### Recorded data
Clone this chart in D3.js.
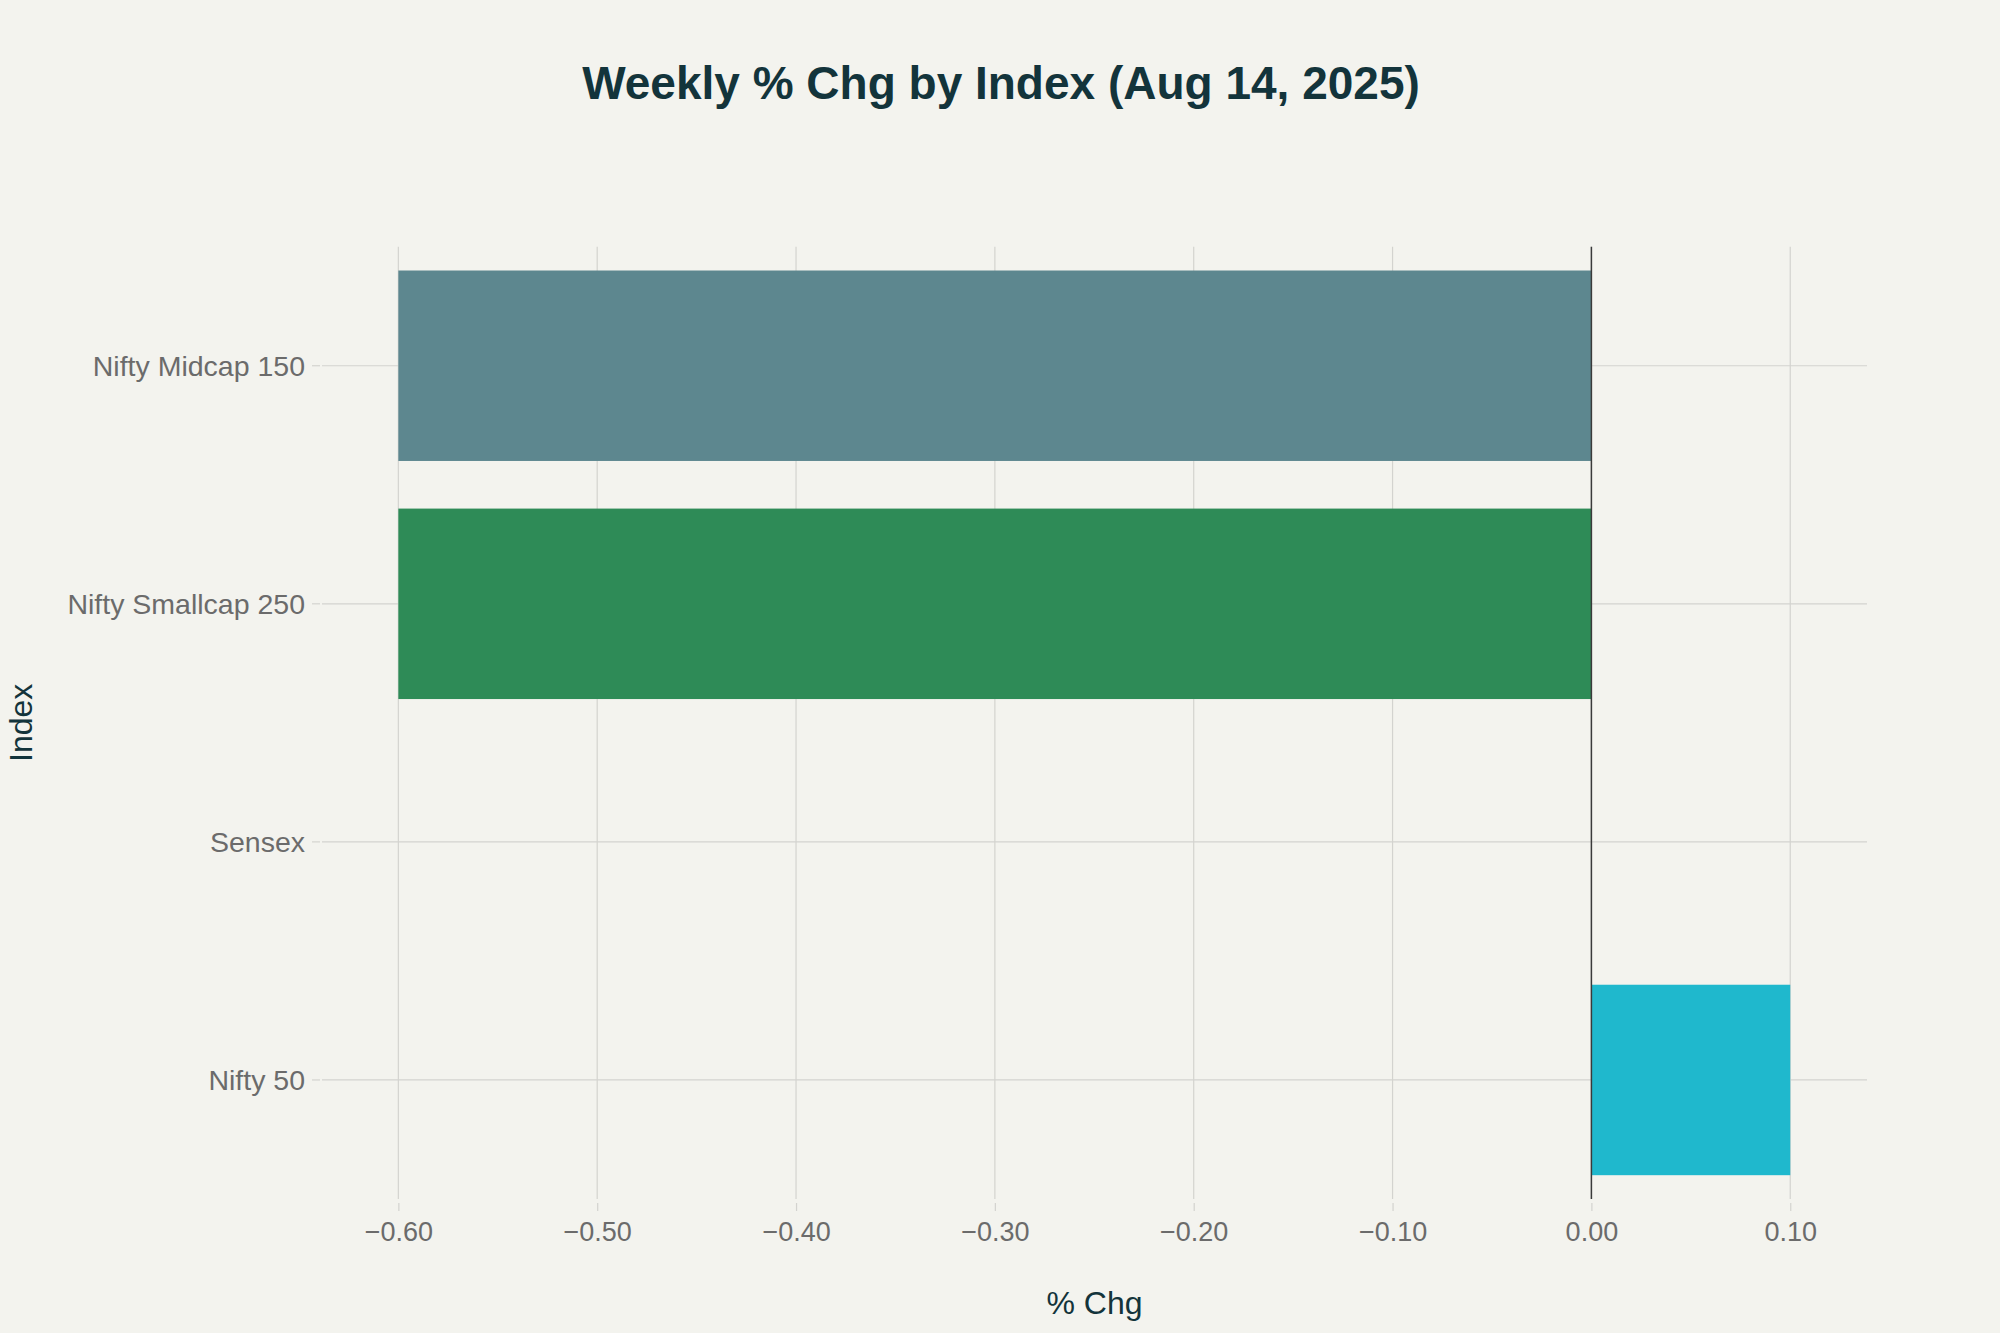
<!DOCTYPE html>
<html>
<head>
<meta charset="utf-8">
<script src="https://cdn.jsdelivr.net/npm/d3@7"></script>
<style>
  html, body { margin: 0; padding: 0; background: #F3F3EE; }
  svg { display: block; }
  text { font-family: "Liberation Sans", Arial, sans-serif; }
</style>
</head>
<body>
<svg id="chart" width="2000" height="1333"></svg>
<script>
// ---- data ----
const categories = ["Nifty Midcap 150", "Nifty Smallcap 250", "Sensex", "Nifty 50"];
const values = [-0.60, -0.60, 0.00, 0.10];
const barColors = ["#5D878F", "#2E8B57", "#DB4545", "#1FB8CD"];
const xTicks = [-0.6, -0.5, -0.4, -0.3, -0.2, -0.1, 0.0, 0.1];
const titleText = "Weekly % Chg by Index (Aug 14, 2025)";
const xTitle = "% Chg";
const yTitle = "Index";

// ---- layout ----
const W = 2000, H = 1333;
const plot = { left: 322, right: 1867, top: 246.7, bottom: 1199 };
const svg = d3.select("#chart");
svg.append("rect").attr("width", W).attr("height", H).attr("fill", "#F3F3EE");

const x = d3.scaleLinear().domain([-0.6384, 0.1386]).range([plot.left, plot.right]);
const y = d3.scaleBand().domain(categories).range([plot.top, plot.bottom])
  .paddingInner(0.2).paddingOuter(0.1);

const gridColor = "#D3D3CF";
// vertical gridlines
svg.append("g").selectAll("line").data(xTicks).join("line")
  .attr("x1", d => x(d)).attr("x2", d => x(d))
  .attr("y1", plot.top).attr("y2", plot.bottom)
  .attr("stroke", gridColor).attr("stroke-width", 1.2);
// horizontal gridlines
svg.append("g").selectAll("line").data(categories).join("line")
  .attr("x1", plot.left).attr("x2", plot.right)
  .attr("y1", d => y(d) + y.bandwidth() / 2).attr("y2", d => y(d) + y.bandwidth() / 2)
  .attr("stroke", gridColor).attr("stroke-width", 1.2);

// bars
svg.append("g").selectAll("rect").data(categories).join("rect")
  .attr("x", (d, i) => Math.min(x(0), x(values[i])))
  .attr("width", (d, i) => Math.abs(x(values[i]) - x(0)))
  .attr("y", d => y(d))
  .attr("height", y.bandwidth())
  .attr("fill", (d, i) => barColors[i]);

// zero line
svg.append("line")
  .attr("x1", x(0)).attr("x2", x(0))
  .attr("y1", plot.top).attr("y2", plot.bottom)
  .attr("stroke", "#3A3A3A").attr("stroke-width", 1.5);

// x axis
const xAxis = svg.append("g").attr("transform", `translate(0,${plot.bottom + 4})`)
  .call(d3.axisBottom(x).tickValues(xTicks).tickFormat(d3.format(".2f")).tickSize(8));
xAxis.select(".domain").remove();
xAxis.selectAll(".tick line").attr("stroke", gridColor).attr("stroke-width", 1.2);
xAxis.selectAll(".tick text")
  .attr("y", 29).attr("dy", "0.35em")
  .attr("fill", "#6B6B6B").style("font-size", "27px");

// y axis
const yAxis = svg.append("g").attr("transform", `translate(${plot.left - 2},0)`)
  .call(d3.axisLeft(y).tickSize(8));
yAxis.select(".domain").remove();
yAxis.selectAll(".tick line").attr("stroke", gridColor).attr("stroke-width", 1.2);
yAxis.selectAll(".tick text")
  .attr("x", -15).attr("dy", "0.35em")
  .attr("fill", "#6B6B6B").style("font-size", "28.5px");

// title
svg.append("text")
  .attr("x", 1001).attr("y", 99)
  .attr("text-anchor", "middle")
  .attr("fill", "#13343B")
  .style("font-size", "46px").style("font-weight", "bold")
  .text(titleText);

// axis titles
svg.append("text")
  .attr("x", (plot.left + plot.right) / 2).attr("y", 1303)
  .attr("dy", "0.35em")
  .attr("text-anchor", "middle").attr("fill", "#13343B")
  .style("font-size", "32px")
  .text(xTitle);

svg.append("text")
  .attr("transform", `translate(21,${(plot.top + plot.bottom) / 2}) rotate(-90)`)
  .attr("dy", "0.35em")
  .attr("text-anchor", "middle").attr("fill", "#13343B")
  .style("font-size", "32px")
  .text(yTitle);
</script>
</body>
</html>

### Required work
Set the lines above down again, word for word, from the first through the one containing "i) => barColors[i]);"; pictures excluded.

### Output of the exercise
Clone this chart in D3.js.
<!DOCTYPE html>
<html>
<head>
<meta charset="utf-8">
<script src="https://cdn.jsdelivr.net/npm/d3@7"></script>
<style>
  html, body { margin: 0; padding: 0; background: #F3F3EE; }
  svg { display: block; }
  text { font-family: "Liberation Sans", Arial, sans-serif; }
</style>
</head>
<body>
<svg id="chart" width="2000" height="1333"></svg>
<script>
// ---- data ----
const categories = ["Nifty Midcap 150", "Nifty Smallcap 250", "Sensex", "Nifty 50"];
const values = [-0.60, -0.60, 0.00, 0.10];
const barColors = ["#5D878F", "#2E8B57", "#DB4545", "#1FB8CD"];
const xTicks = [-0.6, -0.5, -0.4, -0.3, -0.2, -0.1, 0.0, 0.1];
const titleText = "Weekly % Chg by Index (Aug 14, 2025)";
const xTitle = "% Chg";
const yTitle = "Index";

// ---- layout ----
const W = 2000, H = 1333;
const plot = { left: 322, right: 1867, top: 246.7, bottom: 1199 };
const svg = d3.select("#chart");
svg.append("rect").attr("width", W).attr("height", H).attr("fill", "#F3F3EE");

const x = d3.scaleLinear().domain([-0.6384, 0.1386]).range([plot.left, plot.right]);
const y = d3.scaleBand().domain(categories).range([plot.top, plot.bottom])
  .paddingInner(0.2).paddingOuter(0.1);

const gridColor = "#D3D3CF";
// vertical gridlines
svg.append("g").selectAll("line").data(xTicks).join("line")
  .attr("x1", d => x(d)).attr("x2", d => x(d))
  .attr("y1", plot.top).attr("y2", plot.bottom)
  .attr("stroke", gridColor).attr("stroke-width", 1.2);
// horizontal gridlines
svg.append("g").selectAll("line").data(categories).join("line")
  .attr("x1", plot.left).attr("x2", plot.right)
  .attr("y1", d => y(d) + y.bandwidth() / 2).attr("y2", d => y(d) + y.bandwidth() / 2)
  .attr("stroke", gridColor).attr("stroke-width", 1.2);

// bars
svg.append("g").selectAll("rect").data(categories).join("rect")
  .attr("x", (d, i) => Math.min(x(0), x(values[i])))
  .attr("width", (d, i) => Math.abs(x(values[i]) - x(0)))
  .attr("y", d => y(d))
  .attr("height", y.bandwidth())
  .attr("fill", (d, i) => barColors[i]);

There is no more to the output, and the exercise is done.